住民から建物存続を求めて保存運動まで起きた山下池田山ハウジングは、相続のため建替えを余儀なくされ、オーナーからは規模を大きくした集合住宅の依頼をいただきました。3階建て、100㎡超え14戸全戸にリビングダイニングに面した3m角広さのテラスを設けました。集合住宅ではよく見られるテラスの空調室外機を断固排し、すべて屋上へ。テラスは物置ではない、ましてや空調機設置場所ではなく、住み手がしあわせを感じる場であるという鈴木の主張です。

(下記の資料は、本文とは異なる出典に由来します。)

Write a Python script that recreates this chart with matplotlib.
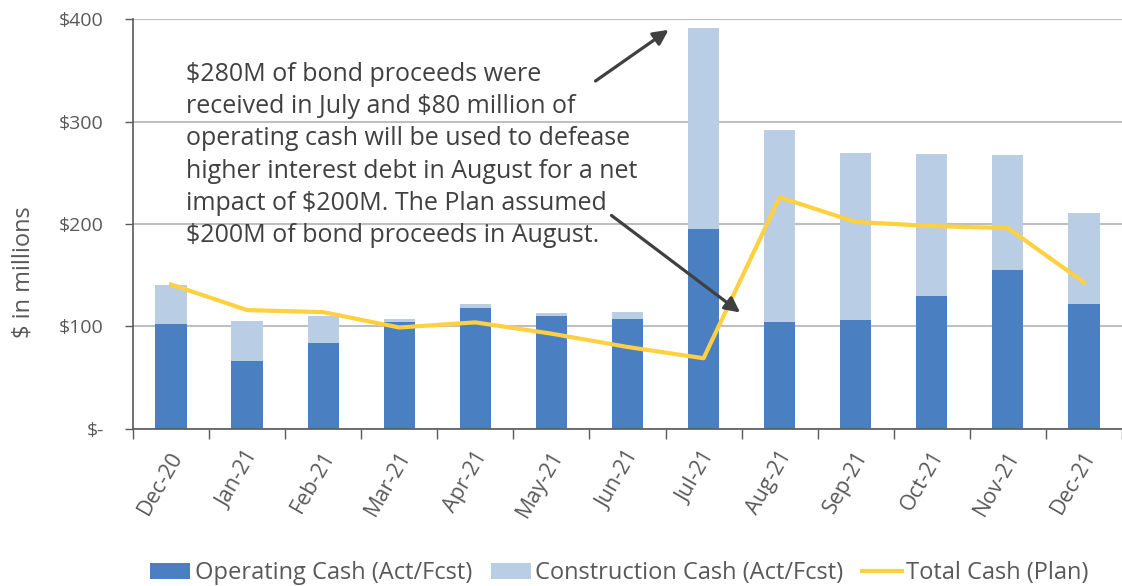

山下池田山ハウジングへのオマージュ・デザインの継承性として、同型の黒い暖炉を設置。美しいものは時代を経ても美しいという好例です。全戸への光と通風はESAとして最も大切にしているベース、分譲住宅であり、依頼主の終の棲家となることからも、モダンでありながら、あたたかみのある空間を目指しました。サッシの枠を黒で統一し、外観も直線的で無駄なものをそぎ落としたデザインにしました。
2020年、大規模修繕工事に監修として参加し竣工後も長くお付き合いをさせていだいています。ESAでは、このように、同じ施主から複数回依頼を受けることも多く、親子二代に渡ってそれぞれの自邸を設計させていただいたりと長きにわたるおつきあいの多さがESAを特徴づけているように思います。